Les spéculateurs tendent à se focaliser sur le ratio réserves de change/dettes à CT, obligeant les pays à augmenter leurs réserves de changes en même temps qu’ils empruntaient à CT.

455.

Voir infra, p. 276.

456.

Stephany Griffith-Jones (2002) considère cette nouvelle architecture financière internationale comme un bien collectif mondial.

457.

Selon un rapport de la commission mondiale sur la dimension sociale de la mondialisation, présenté en février 2004, la globalisation des systèmes financiers conduit à l’exclusion d’une immense partie de la planète...

458.

Cette domination se traduisant par leur capacité à écrire des règles du jeu de la finance internationale (passage aux changes flottants, ouverture des frontières pour le financement des déficits publics, décisions des formes d’action en cas de crise,...).

459.

Qui indique une situation où les opérateurs de marché préfèrent se débarrasser de leurs avoirs en monnaies locales pour se porter vers les monnaies de pays présentant à la fois de meilleures performances économiques et des risques financiers moindres, en premier le dollar.

460.

Comme cela avait été déjà le cas à la suite de crise asiatique de 1997 : 4,82% en France pour les rendements à 10 ans, 5,64% pour les échéances à 30 ans aux Etats-Unis.

461.

En référence à la théorie de la stabilité hégémonique, Snidal (1985) a mis en cause le caractère de BCI lié à la stabilité internationale fourni par le pays hégémonique en contestant le caractère de non-exclusion et d’indivisibilité qui caractérise un tel bien.
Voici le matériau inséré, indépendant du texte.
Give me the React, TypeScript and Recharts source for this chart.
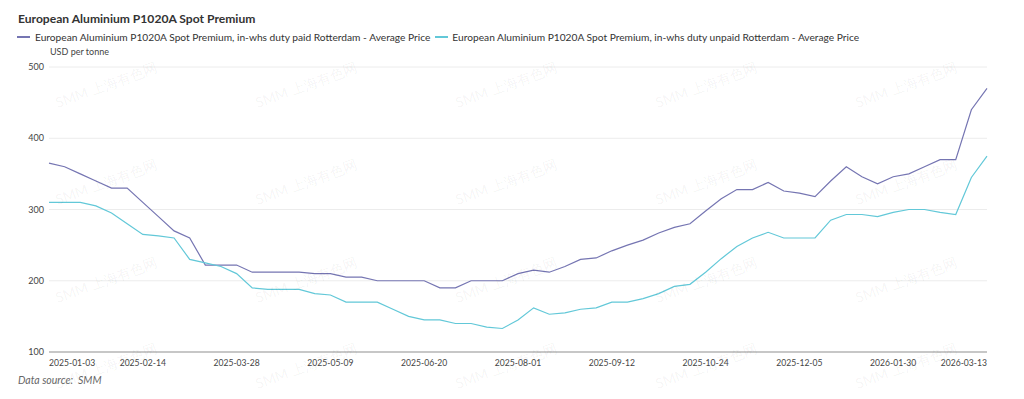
import { LineChart, Line, XAxis, YAxis, CartesianGrid } from "recharts";

const dates = [
  "2025-01-03", "2025-01-10", "2025-01-17", "2025-01-24", "2025-01-31",
  "2025-02-07", "2025-02-14", "2025-02-21", "2025-02-28", "2025-03-07",
  "2025-03-14", "2025-03-21", "2025-03-28", "2025-04-04", "2025-04-11",
  "2025-04-18", "2025-04-25", "2025-05-02", "2025-05-09", "2025-05-16",
  "2025-05-23", "2025-05-30", "2025-06-06", "2025-06-13", "2025-06-20",
  "2025-06-27", "2025-07-04", "2025-07-11", "2025-07-18", "2025-07-25",
  "2025-08-01", "2025-08-08", "2025-08-15", "2025-08-22", "2025-08-29",
  "2025-09-05", "2025-09-12", "2025-09-19", "2025-09-26", "2025-10-03",
  "2025-10-10", "2025-10-17", "2025-10-24", "2025-10-31", "2025-11-07",
  "2025-11-14", "2025-11-21", "2025-11-28", "2025-12-05", "2025-12-12",
  "2025-12-19", "2026-01-09", "2026-01-16", "2026-01-23", "2026-01-30",
  "2026-02-06", "2026-02-13", "2026-02-20", "2026-02-27", "2026-03-06",
  "2026-03-13",
];

// duty paid Rotterdam
const dutyPaid = [
  365, 360, 350, 340, 330, 330, 310, 290, 270, 260,
  222, 222, 222, 212, 212, 212, 212, 210, 210, 205,
  205, 200, 200, 200, 200, 190, 190, 200, 200, 200,
  210, 215, 212, 220, 230, 232, 242, 250, 257, 267,
  275, 280, 298, 315, 328, 328, 338, 326, 323, 318,
  340, 360, 346, 336, 346, 350, 360, 370, 370, 440,
  470,
];

// duty unpaid Rotterdam
const dutyUnpaid = [
  310, 310, 310, 305, 295, 280, 265, 263, 260, 230,
  225, 220, 210, 190, 188, 188, 188, 182, 180, 170,
  170, 170, 160, 150, 145, 145, 140, 140, 135, 133,
  145, 162, 153, 155, 160, 162, 170, 170, 175, 182,
  192, 195, 212, 231, 248, 260, 268, 260, 260, 260,
  285, 293, 293, 290, 296, 300, 300, 296, 293, 345,
  375,
];

const yTicks = [100, 200, 300, 400, 500];

const paidName =
  "European Aluminium P1020A Spot Premium, in-whs duty paid Rotterdam - Average Price";
const unpaidName =
  "European Aluminium P1020A Spot Premium, in-whs duty unpaid Rotterdam - Average Price";

const data = dates.map((d, i) => ({
  date: d,
  paid: dutyPaid[i],
  unpaid: dutyUnpaid[i],
}));

const PURPLE = "#7575b2";
const CYAN = "#62c8d8";
const FONT = "Lato, 'Noto Sans', sans-serif";

const wmRows = [85, 182, 280, 366];
const wmCols = [108, 308, 508, 708, 908];

function DateTick(props: any) {
  const { x, y, payload, index } = props;
  const last = dates.length - 1;
  const anchor =
    payload.index === 0 || index === 0
      ? "start"
      : payload.index === last
      ? "end"
      : "middle";
  return (
    <text
      x={x}
      y={y + 6}
      textAnchor={anchor}
      fill="#444"
      fontSize={8.6}
      fontFamily={FONT}
    >
      {payload.value}
    </text>
  );
}

export default function App() {
  return (
    <div
      style={{
        position: "absolute",
        left: 0,
        top: 0,
        width: 1024,
        height: 399,
        background: "#fff",
        fontFamily: FONT,
        overflow: "hidden",
      }}
    >
      <LineChart
        width={1024}
        height={399}
        data={data}
        margin={{ top: 67, right: 37, left: 0, bottom: 0 }}
      >
        <CartesianGrid vertical={false} stroke="#ececec" />
        <XAxis
          dataKey="date"
          interval={5}
          height={47}
          stroke="#999"
          tickLine={false}
          tick={<DateTick />}
        />
        <YAxis
          domain={[100, 500]}
          ticks={yTicks}
          width={49}
          axisLine={false}
          tickLine={false}
          tick={{ fill: "#444", fontSize: 9, fontFamily: FONT, dx: 3 }}
        />
        <Line
          type="linear"
          dataKey="paid"
          stroke={PURPLE}
          strokeWidth={1.2}
          dot={false}
          isAnimationActive={false}
        />
        <Line
          type="linear"
          dataKey="unpaid"
          stroke={CYAN}
          strokeWidth={1.2}
          dot={false}
          isAnimationActive={false}
        />
      </LineChart>

      {/* watermark */}
      {wmRows.map((y, r) =>
        wmCols.map((x, c) => (
          <div
            key={`wm-${r}-${c}`}
            style={{
              position: "absolute",
              left: x - 55,
              top: y - 9,
              fontSize: 14,
              color: "rgba(0,0,0,0.05)",
              whiteSpace: "nowrap",
              transform: "rotate(-20deg)",
              pointerEvents: "none",
            }}
          >
            SMM 上海有色网
          </div>
        ))
      )}

      <div
        style={{
          position: "absolute",
          left: 18,
          top: 11,
          fontSize: 12.1,
          fontWeight: 700,
          color: "#333",
          whiteSpace: "nowrap",
        }}
      >
        European Aluminium P1020A Spot Premium
      </div>

      <div
        style={{
          position: "absolute",
          left: 17,
          top: 31,
          display: "flex",
          alignItems: "center",
          fontSize: 10.2,
          color: "#333",
          whiteSpace: "nowrap",
        }}
      >
        <span
          style={{ width: 13, height: 2, background: PURPLE, marginRight: 5 }}
        />
        <span style={{ marginRight: 5 }}>{paidName}</span>
        <span
          style={{ width: 13, height: 2, background: CYAN, marginRight: 4 }}
        />
        <span>{unpaidName}</span>
      </div>

      <div
        style={{
          position: "absolute",
          left: 50,
          top: 46,
          fontSize: 9,
          color: "#444",
          whiteSpace: "nowrap",
        }}
      >
        USD per tonne
      </div>

      <div
        style={{
          position: "absolute",
          left: 18,
          top: 374,
          fontSize: 10.5,
          fontStyle: "italic",
          color: "#666",
          whiteSpace: "nowrap",
        }}
      >
        Data source:&nbsp;&nbsp;SMM
      </div>
    </div>
  );
}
Ce qui pourrait se recouper, dans certain contexte, avec le cas de la stabilité financière internationale, car Kindleberger (1973) considère que la disparition d’un leadership international est le principal déterminant de l’instabilité financière internationale – cité par Allégret et Sandretto (2002).

462.

Pour éclaircir notre raisonnement, nous pourrons faire une analogie avec la santé ; celle-ci ne rend pas forcément heureux, mais sa déficience produit spontanément l’effet inverse.